As the name suggests it is of a very general form, being the superclass of, among others, the Student's t-distribution, the hyperbolic distribution and the normal-inverse Gaussian distribution.

Its main areas of application are those which require sufficient probability of far-field behaviour, which it can model due to its semi-heavy tails, a property that the normal distribution does not possess. The generalised hyperbolic distribution is well-used in economics, with particular application in the fields of modelling financial markets and risk management, due to its semi-heavy tails.
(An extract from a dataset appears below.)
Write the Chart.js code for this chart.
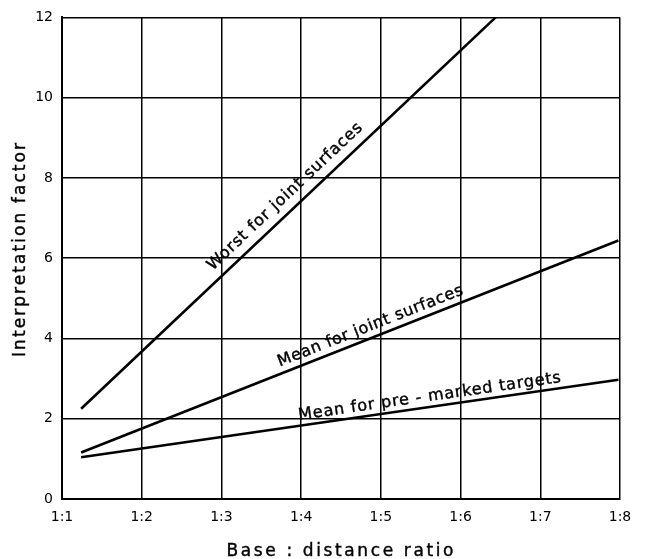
<!DOCTYPE html>
<html>
<head>
<meta charset="utf-8">
<script src="https://cdn.jsdelivr.net/npm/chart.js@4"></script>
<style>
html,body{margin:0;padding:0;background:#fff;}
#wrap{width:645px;height:559px;}
</style>
</head>
<body>
<div id="wrap"><canvas id="c" width="645" height="559"></canvas></div>
<script>
// Data
const xTicks = [1, 2, 3, 4, 5, 6, 7, 8];
const xTickLabels = ["1:1", "1:2", "1:3", "1:4", "1:5", "1:6", "1:7", "1:8"];
const yTicks = [0, 2, 4, 6, 8, 10, 12];
const seriesNames = ["Worst for joint surfaces", "Mean for joint surfaces", "Mean for pre - marked targets"];
const worstX = [1.24, 6.44];
const worstY = [2.25, 12];
const meanJointX = [1.24, 7.98];
const meanJointY = [1.16, 6.44];
const preMarkedX = [1.24, 7.98];
const preMarkedY = [1.04, 2.97];
// label centre positions along each line (x value)
const labelAt = [3.92, 4.92, 5.63];

function pts(xs, ys){ return xs.map((x,i)=>({x:x, y:ys[i]})); }

const FONT = '"DejaVu Sans", sans-serif';

// draw text with letter spacing so that it spans `width` pixels
function drawSpaced(ctx, text, cx, cy, angle, width, size){
  ctx.save();
  ctx.font = size + 'px ' + FONT;
  ctx.fillStyle = '#000';
  ctx.strokeStyle = '#000';
  ctx.lineWidth = 0.4;
  ctx.textAlign = 'left';
  ctx.textBaseline = 'alphabetic';
  ctx.letterSpacing = '0px';
  const w0 = ctx.measureText(text).width;
  const sp = Math.max(0, (width - w0) / (text.length - 1));
  ctx.letterSpacing = sp + 'px';
  ctx.translate(cx, cy);
  ctx.rotate(angle);
  ctx.fillText(text, -width / 2, 0);
  ctx.strokeText(text, -width / 2, 0);
  ctx.restore();
}

const annot = {
  id: 'annot',
  afterDatasetsDraw(chart){
    const ctx = chart.ctx;
    const xs = chart.scales.x, ys = chart.scales.y;
    const sets = [[worstX, worstY, 207, 10], [meanJointX, meanJointY, 198, 7], [preMarkedX, preMarkedY, 265, 6]];
    sets.forEach((s, i) => {
      const x0 = xs.getPixelForValue(s[0][0]), y0 = ys.getPixelForValue(s[1][0]);
      const x1 = xs.getPixelForValue(s[0][1]), y1 = ys.getPixelForValue(s[1][1]);
      const ang = Math.atan2(y1 - y0, x1 - x0);
      const r = labelAt[i];
      const t = (r - s[0][0]) / (s[0][1] - s[0][0]);
      const yv = s[1][0] + t * (s[1][1] - s[1][0]);
      const px = xs.getPixelForValue(r), py = ys.getPixelForValue(yv);
      const gap = s[3];
      const nx = Math.sin(ang), ny = -Math.cos(ang);
      drawSpaced(ctx, seriesNames[i], px + nx * gap, py + ny * gap, ang, s[2], 16);
    });
    // axis titles
    drawSpaced(ctx, 'Interpretation factor', 25, 250, -Math.PI/2, 214, 17);
    drawSpaced(ctx, 'Base : distance ratio', 340, 556, 0, 227, 17);
  }
};

const gridCommon = { color: '#000', lineWidth: 1.5, drawTicks: false };

new Chart(document.getElementById('c'), {
  type: 'line',
  data: {
    datasets: [
      { label: seriesNames[0], data: pts(worstX, worstY) },
      { label: seriesNames[1], data: pts(meanJointX, meanJointY) },
      { label: seriesNames[2], data: pts(preMarkedX, preMarkedY) }
    ].map(d => Object.assign(d, { borderColor: '#000', borderWidth: 2.6, pointRadius: 0, fill: false, tension: 0 }))
  },
  options: {
    responsive: false,
    animation: false,
    devicePixelRatio: 1,
    layout: { padding: { left: 0, right: 25, top: 13, bottom: 0 } },
    plugins: { legend: { display: false }, tooltip: { enabled: false } },
    scales: {
      x: {
        type: 'linear', min: 1, max: 8,
        afterBuildTicks(scale){ scale.ticks = xTicks.map(v => ({ value: v })); },
        afterFit(scale){ scale.height = 60; },
        ticks: {
          padding: 10, color: '#000', maxRotation: 0, autoSkip: false,
          font: { family: FONT, size: 14 },
          callback: (v) => { const i = xTicks.indexOf(v); return i >= 0 ? xTickLabels[i] : ''; }
        },
        grid: gridCommon,
        border: { color: '#000', width: 2 }
      },
      y: {
        type: 'linear', min: 0, max: 12,
        afterBuildTicks(scale){ scale.ticks = yTicks.map(v => ({ value: v })); },
        afterFit(scale){ scale.width = 62; },
        ticks: { padding: 9, color: '#000', font: { family: FONT, size: 14 } },
        grid: gridCommon,
        border: { color: '#000', width: 2 }
      }
    }
  },
  plugins: [annot]
});
</script>
</body>
</html>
## Related distributionsEdit

• $X \sim \mathrm{GH}(-\frac{\nu}{2}, 0, 0, \sqrt{\nu}, \mu)$ has a Student's t-distribution with $\nu$ degrees of freedom.
• $X \sim \mathrm{GH}(1, \alpha, \beta, \delta, \mu)$ has a hyperbolic distribution.
• $X \sim \mathrm{GH}(-1/2, \alpha, \beta, \delta, \mu)$ has a normal-inverse Gaussian distribution.